In a review for the Thomas Hardy Society Journal, Roger Webster praised many elements of the series; the casting, screenplay, and visual qualities of the production, and concluding his essay "it certainly has a great deal to offer as both literary adaptation and television drama".

In the US Mary McNamara of the Los Angeles Times found Blair was able to make "full and gorgeous use of Hardy's depiction of Tess as Earth Goddess" and praised the "visceral visual beauty" elicited from the landscape. She also found Arterton "a marvelous Tess" which she saw as important "considering the film pretty much lives or dies with her performance".

Brian Lowry of Variety also acclaimed Arterton's performance; calling her "wide-eyed and lovely" he praised how she "conveys the pitiful plight of her simple character trapped in an unforgiving society". He was critical of the pacing, saying that the series soon becomes an "arduous trek". Still he found that "the payoff is strong enough to justify all that hiking across lush countryside".

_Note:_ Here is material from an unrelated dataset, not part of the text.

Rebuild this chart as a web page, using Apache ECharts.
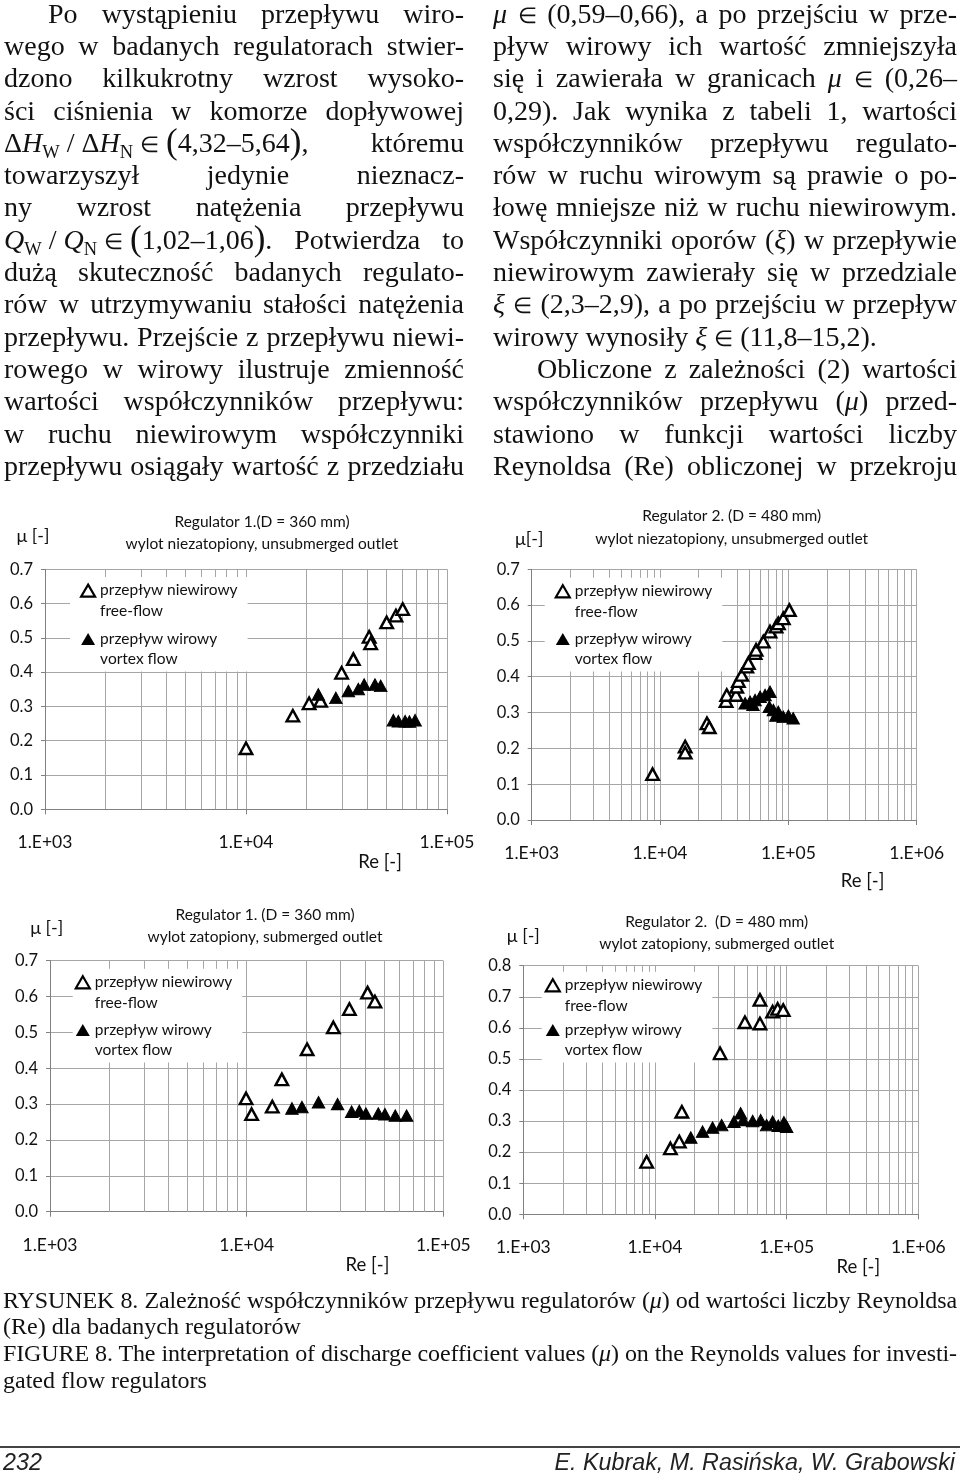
<!DOCTYPE html>
<html><head><meta charset="utf-8">
<script src="https://cdn.jsdelivr.net/npm/echarts@6/dist/echarts.min.js"></script>
<style>
html,body{margin:0;padding:0;background:#fff;}
body{width:960px;height:1477px;position:relative;overflow:hidden;font-family:"Liberation Serif","Times New Roman",serif;color:#111;}
#chart{position:absolute;left:0;top:0;width:960px;height:1477px;}
.col{position:absolute;top:-2.3px;font-size:28px;line-height:32.3px;}
.col>div,.cap>div{height:32.3px;text-align:justify;text-align-last:justify;}
.col>div.last,.cap>div.last{text-align:left;text-align-last:left;}
.ind{text-indent:44px;}
sub{font-size:0.66em;vertical-align:-0.32em;line-height:0;}
.bp{font-size:1.25em;line-height:0;vertical-align:-0.04em;}
.in{font-size:0.8em;}
.m{display:inline-block;white-space:nowrap;}
.cap{position:absolute;left:3px;top:1286.5px;width:954px;font-size:24px;line-height:26.7px;}
.cap>div{height:26.7px;}
#rule{position:absolute;left:0;top:1446px;width:960px;height:2px;background:#444;}
.foot{position:absolute;top:1448.5px;font-family:"Liberation Sans",Arial,sans-serif;font-style:italic;font-size:23.3px;line-height:27px;color:#222;}
</style></head>
<body>
<div id="chart"></div>

<div class="col" style="left:4px;width:460px">
<div class="ind">Po wystąpieniu przepływu wiro-</div>
<div>wego w badanych regulatorach stwier-</div>
<div>dzono kilkukrotny wzrost wysoko-</div>
<div>ści ciśnienia w komorze dopływowej</div>
<div><span class="m">Δ<i>H</i><sub>W</sub> / Δ<i>H</i><sub>N</sub> <span class="in">∈</span> <span class="bp">(</span>4,32–5,64<span class="bp">)</span>,</span> któremu</div>
<div>towarzyszył jedynie nieznacz-</div>
<div>ny wzrost natężenia przepływu</div>
<div><span class="m"><i>Q</i><sub>W</sub> / <i>Q</i><sub>N</sub> <span class="in">∈</span> <span class="bp">(</span>1,02–1,06<span class="bp">)</span>.</span> Potwierdza to</div>
<div>dużą skuteczność badanych regulato-</div>
<div>rów w utrzymywaniu stałości natężenia</div>
<div>przepływu. Przejście z przepływu niewi-</div>
<div>rowego w wirowy ilustruje zmienność</div>
<div>wartości współczynników przepływu:</div>
<div>w ruchu niewirowym współczynniki</div>
<div>przepływu osiągały wartość z przedziału</div>
</div>

<div class="col" style="left:493px;width:464px">
<div><i>μ</i> <span class="in">∈</span> (0,59–0,66), a po przejściu w prze-</div>
<div>pływ wirowy ich wartość zmniejszyła</div>
<div>się i zawierała w granicach <i>μ</i> <span class="in">∈</span> (0,26–</div>
<div>0,29). Jak wynika z tabeli 1, wartości</div>
<div>współczynników przepływu regulato-</div>
<div>rów w ruchu wirowym są prawie o po-</div>
<div>łowę mniejsze niż w ruchu niewirowym.</div>
<div>Współczynniki oporów (<i>ξ</i>) w przepływie</div>
<div>niewirowym zawierały się w przedziale</div>
<div><i>ξ</i> <span class="in">∈</span> (2,3–2,9), a po przejściu w przepływ</div>
<div class="last">wirowy wynosiły <i>ξ</i> <span class="in">∈</span> (11,8–15,2).</div>
<div class="ind">Obliczone z zależności (2) wartości</div>
<div>współczynników przepływu (<i>μ</i>) przed-</div>
<div>stawiono w funkcji wartości liczby</div>
<div>Reynoldsa (Re) obliczonej w przekroju</div>
</div>

<div class="cap">
<div>RYSUNEK 8. Zależność współczynników przepływu regulatorów (<i>μ</i>) od wartości liczby Reynoldsa</div>
<div class="last">(Re) dla badanych regulatorów</div>
<div>FIGURE 8. The interpretation of discharge coefficient values (<i>μ</i>) on the Reynolds values for investi-</div>
<div class="last">gated flow regulators</div>
</div>

<div id="rule"></div>
<div class="foot" style="left:3px">232</div>
<div class="foot" style="right:5px">E. Kubrak, M. Rasińska, W. Grabowski</div>

<script>
// ---------- data (Re, mu) ----------
const r1uFreeRe = [10000, 17100, 20600, 23500, 29900, 34200, 41000, 41700, 50100, 55700, 60200];
const r1uFreeMu = [0.178, 0.273, 0.309, 0.316, 0.398, 0.438, 0.503, 0.484, 0.545, 0.565, 0.584];
const r1uVortRe = [22900, 28000, 32300, 36200, 38700, 43800, 46800, 54100, 57300, 61900, 65000, 69400];
const r1uVortMu = [0.335, 0.325, 0.345, 0.351, 0.364, 0.364, 0.360, 0.260, 0.257, 0.257, 0.256, 0.260];

const r2uFreeRe = [8750, 15700, 15700, 23200, 24200, 32700, 33100, 39100, 39600, 40800, 43300, 47400, 48800, 55000, 56000, 63800, 71900, 80100, 83500, 91300, 101800];
const r2uFreeMu = [0.128, 0.205, 0.188, 0.270, 0.259, 0.332, 0.349, 0.349, 0.372, 0.388, 0.405, 0.428, 0.438, 0.466, 0.475, 0.498, 0.526, 0.540, 0.549, 0.563, 0.586];
const r2uVortRe = [46000, 50300, 53000, 55000, 60200, 65800, 71900, 71100, 76400, 80000, 83500, 91400, 100000, 109000];
const r2uVortMu = [0.326, 0.330, 0.322, 0.335, 0.344, 0.349, 0.358, 0.316, 0.307, 0.292, 0.302, 0.288, 0.291, 0.284];

const r1sFreeRe = [9930, 10600, 13500, 15100, 20300, 27600, 33300, 41200, 44900];
const r1sFreeMu = [0.316, 0.272, 0.293, 0.369, 0.453, 0.514, 0.565, 0.611, 0.586];
const r1sVortRe = [17000, 19100, 23200, 29000, 34200, 37400, 40400, 46700, 50500, 57000, 65100];
const r1sVortMu = [0.288, 0.292, 0.305, 0.300, 0.279, 0.281, 0.274, 0.274, 0.272, 0.268, 0.268];

const r2sFreeRe = [8650, 13100, 15300, 16000, 31200, 48200, 62700, 62700, 78300, 85500, 94200];
const r2sFreeMu = [0.169, 0.212, 0.234, 0.330, 0.518, 0.618, 0.690, 0.614, 0.652, 0.661, 0.657];
const r2sVortRe = [18700, 23000, 27400, 32100, 39800, 44700, 46800, 55200, 63500, 70500, 78300, 86300, 95300, 100000];
const r2sVortMu = [0.247, 0.266, 0.279, 0.287, 0.298, 0.325, 0.303, 0.300, 0.303, 0.287, 0.298, 0.285, 0.296, 0.282];

const minorMult = [2, 3, 4, 5, 6, 7, 8, 9];
const decades2 = [1e3, 1e4];
const decades3 = [1e3, 1e4, 1e5];

const titles = [
  'Regulator 1.(D = 360 mm)\nwylot niezatopiony, unsubmerged outlet',
  'Regulator 2. (D = 480 mm)\nwylot niezatopiony, unsubmerged outlet',
  'Regulator 1. (D = 360 mm)\nwylot zatopiony, submerged outlet',
  'Regulator 2.  (D = 480 mm)\nwylot zatopiony, submerged outlet'
];
const yNames = ['μ [-]', 'μ[-]', 'μ [-]', 'μ [-]'];
const xName = 'Re [-]';
const FREE = 'przepływ niewirowy\nfree-flow';
const VORT = 'przepływ wirowy\nvortex flow';

// ---------- fit text lines ----------
document.querySelectorAll('.col>div, .cap>div').forEach(el => {
  const w = el.clientWidth - (el.classList.contains('ind') ? 44 : 0);
  const s = document.createElement('span');
  s.style.whiteSpace = 'nowrap';
  s.innerHTML = el.innerHTML;
  s.style.position = 'absolute'; s.style.visibility = 'hidden';
  el.parentNode.appendChild(s);
  const sw = s.getBoundingClientRect().width;
  s.remove();
  if (sw > w - 1) {
    const n = el.textContent.length;
    el.style.letterSpacing = ((w - 2 - sw) / n) + 'px';
  }
});

// ---------- chart ----------
const pairs = (a, b) => a.map((v, i) => [v, b[i]]);
const minorVals = d => d.flatMap(dec => minorMult.map(m => m * dec));
const GRIDC = '#a6a6a6';
const AXC = '#808080';
const FONT = 'Lato';
const ICON = 'path://M7,4.5L14,16.5L0,16.5Z M0,0L0,0 M14,41L14,41';

const panels = [
  { grid: {left: 45, top: 569.3, width: 402, height: 240}, xMax: 1e5, yMax: 0.7, dec: decades2,
    t: {cx: 262, top: 510.5, lh: 22}, yGap: 33.3, yPadR: 24, xGap: 35.7, xPadL: 268,
    lg: {left: 70, top: 577, gap: 6.3, pad: [2, 10, 2, 10]},
    free: pairs(r1uFreeRe, r1uFreeMu), vort: pairs(r1uVortRe, r1uVortMu) },
  { grid: {left: 531.7, top: 569.3, width: 385, height: 250.7}, xMax: 1e6, yMax: 0.7, dec: decades3,
    t: {cx: 731.7, top: 504, lh: 23}, yGap: 30.3, yPadR: 5, xGap: 51.5, xPadL: 276.6,
    lg: {left: 544.7, top: 577.7, gap: 5.7, pad: [2, 10, 2, 10]},
    free: pairs(r2uFreeRe, r2uFreeMu), vort: pairs(r2uVortRe, r2uVortMu) },
  { grid: {left: 50, top: 960.7, width: 393.3, height: 251}, xMax: 1e5, yMax: 0.7, dec: decades2,
    t: {cx: 265, top: 903.2, lh: 22.7}, yGap: 32.7, yPadR: 6.6, xGap: 31, xPadL: 241.6,
    lg: {left: 72.7, top: 968.7, gap: 5.7, pad: [2, 10, 2, 2]},
    free: pairs(r1sFreeRe, r1sFreeMu), vort: pairs(r1sVortRe, r1sVortMu) },
  { grid: {left: 523.3, top: 965.7, width: 395, height: 248.6}, xMax: 1e6, yMax: 0.8, dec: decades3,
    t: {cx: 716.7, top: 911, lh: 22.3}, yGap: 29.7, yPadR: 0, xGap: 39.2, xPadL: 275,
    lg: {left: 541.7, top: 971.7, gap: 2.7, pad: [2, 10, 2, 3]},
    free: pairs(r2sFreeRe, r2sFreeMu), vort: pairs(r2sVortRe, r2sVortMu) }
];

const option = {
  animation: false,
  textStyle: {fontFamily: FONT, color: '#111'},
  title: panels.map((p, i) => ({
    text: titles[i], left: p.t.cx, top: p.t.top, textAlign: 'center', padding: 0,
    textStyle: {fontSize: 15.5, fontWeight: 'normal', lineHeight: p.t.lh, color: '#111', fontFamily: FONT}
  })),
  legend: panels.map(p => ({
    orient: 'vertical', left: p.lg.left, top: p.lg.top, padding: p.lg.pad, itemGap: p.lg.gap,
    itemWidth: 14, itemHeight: 41, backgroundColor: '#fff', selectedMode: false, z: 4,
    textStyle: {fontSize: 15.5, lineHeight: 20.5, color: '#111', fontFamily: FONT},
    data: [
      {name: FREE, icon: ICON, itemStyle: {color: '#fff', borderColor: '#000', borderWidth: 2.2}},
      {name: VORT, icon: ICON, itemStyle: {color: '#000', borderColor: '#000', borderWidth: 0}}
    ]
  })),
  grid: panels.map(p => Object.assign({containLabel: false}, p.grid)),
  xAxis: panels.map((p, i) => ({
    type: 'log', logBase: 10, min: 1e3, max: p.xMax, gridIndex: i,
    axisLine: {show: true, lineStyle: {color: AXC, width: 1}},
    axisTick: {show: true, length: 5, lineStyle: {color: AXC}},
    splitLine: {show: true, lineStyle: {color: GRIDC, width: 1}},
    axisLabel: {fontSize: 17.5, margin: 24.5, color: '#111', fontFamily: FONT,
      formatter: v => '1.E+' + String(Math.round(Math.log10(v))).padStart(2, '0')},
    name: xName, nameLocation: 'middle', nameGap: p.xGap,
    nameTextStyle: {fontSize: 18.5, color: '#111', fontFamily: FONT, padding: [0, 0, 0, p.xPadL]}
  })),
  yAxis: panels.map((p, i) => ({
    type: 'value', min: 0, max: p.yMax, interval: 0.1, gridIndex: i,
    axisLine: {show: true, lineStyle: {color: AXC, width: 1}},
    axisTick: {show: true, length: 4, lineStyle: {color: AXC}},
    splitLine: {show: true, lineStyle: {color: GRIDC, width: 1}},
    axisLabel: {fontSize: 16.5, margin: 12, color: '#111', fontFamily: FONT, formatter: v => v.toFixed(1)},
    name: yNames[i], nameLocation: 'end', nameGap: p.yGap,
    nameTextStyle: {fontSize: 18, color: '#111', fontFamily: FONT, align: 'center', verticalAlign: 'middle', padding: [0, p.yPadR, 0, 0]}
  })),
  series: panels.flatMap((p, i) => [
    { type: 'scatter', name: FREE, xAxisIndex: i, yAxisIndex: i, silent: true, z: 3,
      symbol: 'triangle', symbolSize: [12.5, 11.5],
      itemStyle: {color: '#fff', borderColor: '#000', borderWidth: 2.4, opacity: 1},
      data: p.free,
      markLine: { silent: true, z: 1, symbol: ['none', 'none'], label: {show: false},
        lineStyle: {color: GRIDC, width: 1, type: 'solid'}, animation: false,
        data: minorVals(p.dec).map(v => ({xAxis: v})) } },
    { type: 'scatter', name: VORT, xAxisIndex: i, yAxisIndex: i, silent: true, z: 3,
      symbol: 'triangle', symbolSize: [12.5, 11.5],
      itemStyle: {color: '#000', borderColor: '#000', borderWidth: 1, opacity: 1},
      data: p.vort }
  ])
};

const chart = echarts.init(document.getElementById('chart'), null, {renderer: 'canvas'});
chart.setOption(option);
</script>
</body></html>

David Wiegand of the San Francisco Chronicle was less than impressed. He found David Blair's direction "competent" but also criticised the show's regard for period authenticity, finding that "the impoverished Durbeyfields and other villagers look a bit too well scrubbed and freshly laundered and that Wessex itself is a bit too pretty". He remarked that Gemma Arterton was "excellent" and that the serial would "do as a reminder of Hardy's timeless appeal until something better comes along".

Several viewers, while enjoying the series, noted that the hymn 'How Great Thou Art' was anachronistic. Some were disturbed enough to complain to the BBC.